SOURCE DATA
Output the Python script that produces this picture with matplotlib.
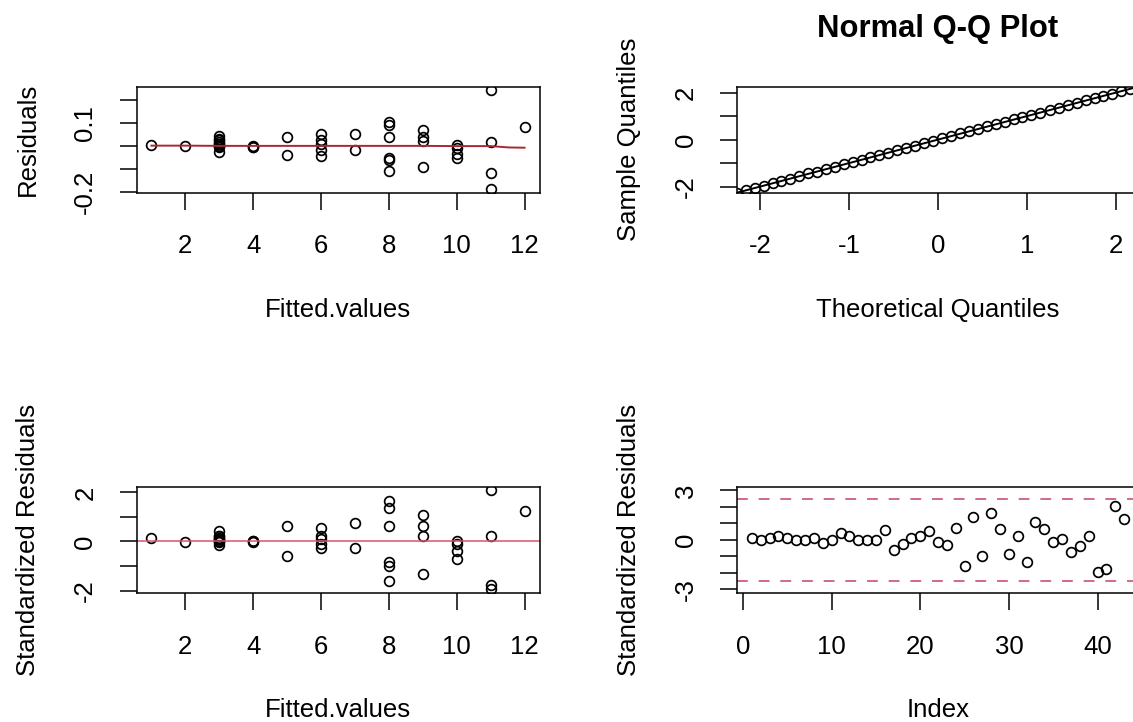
import numpy as np
import matplotlib
matplotlib.use("Agg")
import matplotlib.pyplot as plt

# ---------------- data ----------------
fitted = [1, 2, 3, 3, 3, 3, 3, 3, 3, 3, 3, 3, 4, 4, 4, 5, 5, 6, 6, 6, 6, 6,
          7, 7, 8, 8, 8, 8, 8, 8, 9, 9, 9, 9, 10, 10, 10, 10, 11, 11, 11, 11, 12]
raw_resid = [0.004, 0.000, 0.010, 0.025, 0.010, -0.005, 0.000, 0.015, -0.025, 0.000,
             0.044, 0.030, -0.002, -0.004, -0.006, 0.040, -0.040, -0.044, 0.010, 0.025,
             0.053, -0.020, -0.016, 0.054, -0.110, 0.093, -0.063, 0.103, 0.040, -0.054,
             0.022, -0.093, 0.069, 0.037, -0.010, 0.004, -0.054, -0.037, 0.015, -0.188,
             -0.118, 0.243, 0.084]
std_resid = [0.14, -0.02, 0.10, 0.24, 0.10, -0.02, 0.00, 0.14, -0.16, 0.00,
             0.41, 0.24, 0.02, 0.00, -0.03, 0.63, -0.61, -0.26, 0.10, 0.24,
             0.53, -0.12, -0.28, 0.75, -1.59, 1.36, -0.98, 1.63, 0.65, -0.83,
             0.24, -1.34, 1.06, 0.65, -0.10, 0.04, -0.71, -0.37, 0.24, -1.95,
             -1.79, 2.08, 1.26]
smooth_x = [1, 2, 3, 4, 5, 6, 7, 8, 9, 10, 11, 11.55, 12]
smooth_y = [0.001, 0.001, 0.0, 0.0, 0.0, 0.0, 0.0, 0.0, 0.0, -0.001, -0.001, -0.007, -0.008]

theo_q = [-2.26, -2.16, -2.06, -1.96, -1.86, -1.76, -1.66, -1.56, -1.46, -1.36,
          -1.26, -1.16, -1.06, -0.96, -0.86, -0.76, -0.66, -0.56, -0.46, -0.36,
          -0.26, -0.16, -0.06, 0.05, 0.15, 0.25, 0.35, 0.45, 0.55, 0.65,
          0.75, 0.85, 0.95, 1.05, 1.15, 1.26, 1.36, 1.46, 1.56, 1.66,
          1.76, 1.86, 1.96, 2.06, 2.16, 2.26]
sample_q = [-2.26, -2.14, -2.05, -1.97, -1.84, -1.75, -1.67, -1.55, -1.44, -1.37,
            -1.24, -1.15, -1.04, -0.97, -0.85, -0.74, -0.67, -0.57, -0.44, -0.35,
            -0.27, -0.14, -0.04, 0.07, 0.14, 0.27, 0.36, 0.44, 0.56, 0.67,
            0.74, 0.86, 0.97, 1.04, 1.15, 1.27, 1.35, 1.47, 1.55, 1.67,
            1.75, 1.87, 1.95, 2.07, 2.15, 2.26]

fit_xticks = [2, 4, 6, 8, 10, 12]
res_yticks = [-0.2, -0.1, 0.0, 0.1, 0.2]
res_ylabels = ["-0.2", "", "", "0.1", ""]
qq_xticks = [-2, -1, 0, 1, 2]
qq_yticks = [-2, -1, 0, 1, 2]
qq_ylabels = ["-2", "", "0", "", "2"]
std_yticks = [-2, -1, 0, 1, 2]
std_ylabels = ["-2", "", "0", "", "2"]
idx_xticks = [0, 10, 20, 30, 40]
idx_yticks = [-3, -2, -1, 0, 1, 2, 3]
idx_ylabels = ["-3", "", "", "0", "", "", "3"]
idx_ylim = (-3, 3)
ref_lines = [-2.5, 2.5]

# ---------------- style ----------------
W, H = 1133, 722
FS = 18.5
plt.rcParams["font.family"] = ["Liberation Sans", "DejaVu Sans"]
plt.rcParams["font.size"] = FS
plt.rcParams["axes.unicode_minus"] = False

fig = plt.figure(figsize=(W / 100, H / 100), dpi=100)
fig.patch.set_facecolor("white")


def px_axes(l, t, r, b):
    return fig.add_axes([l / W, 1 - b / H, (r - l) / W, (b - t) / H])


def style(ax):
    for s in ax.spines.values():
        s.set_linewidth(1.1)
        s.set_color("black")
    ax.tick_params(direction="out", length=12.2, width=1.1, labelsize=FS, colors="black")
    ax.tick_params(axis="x", pad=17.5)
    ax.tick_params(axis="y", pad=16, labelrotation=90)
    for lab in ax.get_yticklabels():
        lab.set_va("center")


mk = dict(marker="o", linestyle="none", markerfacecolor="none", markeredgecolor="black",
          markersize=7.0, markeredgewidth=1.25)

L1, R1 = 136.5, 539.5
L2, R2 = 737.0, 1139.0
T1, B1 = 86.5, 192.7
T2, B2 = 486.5, 593.3

# Panel 1: residuals vs fitted
ax1 = px_axes(L1, T1, R1, B1)
ax1.plot(fitted, raw_resid, **mk)
ax1.plot(smooth_x, smooth_y, color="#A82830", lw=1.4)
ax1.margins(0.04)
ax1.set_xticks(fit_xticks)
ax1.set_yticks(res_yticks, labels=res_ylabels)
style(ax1)

# Panel 2: Normal Q-Q
ax2 = px_axes(L2, T1, R2, B1)
ax2.axline((0, 0), slope=1, color="black", lw=1.4)
ax2.plot(theo_q, sample_q, **mk)
ax2.set_xlim(min(theo_q), max(theo_q))
ax2.set_ylim(min(sample_q), max(sample_q))
ax2.set_xticks(qq_xticks)
ax2.set_yticks(qq_yticks, labels=qq_ylabels)
style(ax2)

# Panel 3: standardized residuals vs fitted
ax3 = px_axes(L1, T2, R1, B2)
ax3.plot(fitted, std_resid, **mk)
ax3.margins(0.04)
ax3.axhline(0, color="#D9536B", lw=1.1)
ax3.set_xticks(fit_xticks)
ax3.set_yticks(std_yticks, labels=std_ylabels)
style(ax3)

# Panel 4: standardized residuals vs index
index = np.arange(1, len(std_resid) + 1)
ax4 = px_axes(L2, T2, R2, B2)
ax4.plot(index, std_resid, **mk)
ax4.margins(x=0.04)
pad = 0.04 * (idx_ylim[1] - idx_ylim[0])
ax4.set_ylim(idx_ylim[0] - pad, idx_ylim[1] + pad)
for v in ref_lines:
    ax4.axhline(v, color="#CC6078", lw=1.3, linestyle=(0, (6, 6)))
ax4.set_xticks(idx_xticks)
ax4.set_yticks(idx_yticks, labels=idx_ylabels)
style(ax4)


# Labels
def xlabel(text, cx, baseline):
    fig.text(cx / W, 1 - baseline / H, text, ha="center", va="baseline", fontsize=FS)


def ylabel(text, x_base, cy):
    fig.text(x_base / W, 1 - cy / H, text, ha="center", va="baseline", rotation=90,
             rotation_mode="anchor", fontsize=FS)


xlabel("Fitted.values", (L1 + R1) / 2, 317)
xlabel("Theoretical Quantiles", (L2 + R2) / 2, 317)
xlabel("Fitted.values", (L1 + R1) / 2, 717)
xlabel("Index", (L2 + R2) / 2, 717)
ylabel("Residuals", 35, (T1 + B1) / 2)
ylabel("Sample Quantiles", 35 + (L2 - L1), (T1 + B1) / 2)
ylabel("Standardized Residuals", 35, (T2 + B2) / 2)
ylabel("Standardized Residuals", 35 + (L2 - L1), (T2 + B2) / 2)

fig.text(938 / W, 1 - 37 / H, "Normal Q-Q Plot", ha="center", va="baseline",
         fontsize=22.3, fontweight="bold")

fig.savefig("out.png", dpi=100)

YOUR INSTRUCTIONS
Print, exactly as written, the lines above from the first one to the one containing "1.75, 1.87, 1.95, 2.07, 2.15, 2.26]". Leave out pictures.

SOLUTION TO THIS PROBLEM
Output the Python script that produces this picture with matplotlib.
import numpy as np
import matplotlib
matplotlib.use("Agg")
import matplotlib.pyplot as plt

# ---------------- data ----------------
fitted = [1, 2, 3, 3, 3, 3, 3, 3, 3, 3, 3, 3, 4, 4, 4, 5, 5, 6, 6, 6, 6, 6,
          7, 7, 8, 8, 8, 8, 8, 8, 9, 9, 9, 9, 10, 10, 10, 10, 11, 11, 11, 11, 12]
raw_resid = [0.004, 0.000, 0.010, 0.025, 0.010, -0.005, 0.000, 0.015, -0.025, 0.000,
             0.044, 0.030, -0.002, -0.004, -0.006, 0.040, -0.040, -0.044, 0.010, 0.025,
             0.053, -0.020, -0.016, 0.054, -0.110, 0.093, -0.063, 0.103, 0.040, -0.054,
             0.022, -0.093, 0.069, 0.037, -0.010, 0.004, -0.054, -0.037, 0.015, -0.188,
             -0.118, 0.243, 0.084]
std_resid = [0.14, -0.02, 0.10, 0.24, 0.10, -0.02, 0.00, 0.14, -0.16, 0.00,
             0.41, 0.24, 0.02, 0.00, -0.03, 0.63, -0.61, -0.26, 0.10, 0.24,
             0.53, -0.12, -0.28, 0.75, -1.59, 1.36, -0.98, 1.63, 0.65, -0.83,
             0.24, -1.34, 1.06, 0.65, -0.10, 0.04, -0.71, -0.37, 0.24, -1.95,
             -1.79, 2.08, 1.26]
smooth_x = [1, 2, 3, 4, 5, 6, 7, 8, 9, 10, 11, 11.55, 12]
smooth_y = [0.001, 0.001, 0.0, 0.0, 0.0, 0.0, 0.0, 0.0, 0.0, -0.001, -0.001, -0.007, -0.008]

theo_q = [-2.26, -2.16, -2.06, -1.96, -1.86, -1.76, -1.66, -1.56, -1.46, -1.36,
          -1.26, -1.16, -1.06, -0.96, -0.86, -0.76, -0.66, -0.56, -0.46, -0.36,
          -0.26, -0.16, -0.06, 0.05, 0.15, 0.25, 0.35, 0.45, 0.55, 0.65,
          0.75, 0.85, 0.95, 1.05, 1.15, 1.26, 1.36, 1.46, 1.56, 1.66,
          1.76, 1.86, 1.96, 2.06, 2.16, 2.26]
sample_q = [-2.26, -2.14, -2.05, -1.97, -1.84, -1.75, -1.67, -1.55, -1.44, -1.37,
            -1.24, -1.15, -1.04, -0.97, -0.85, -0.74, -0.67, -0.57, -0.44, -0.35,
            -0.27, -0.14, -0.04, 0.07, 0.14, 0.27, 0.36, 0.44, 0.56, 0.67,
            0.74, 0.86, 0.97, 1.04, 1.15, 1.27, 1.35, 1.47, 1.55, 1.67,
            1.75, 1.87, 1.95, 2.07, 2.15, 2.26]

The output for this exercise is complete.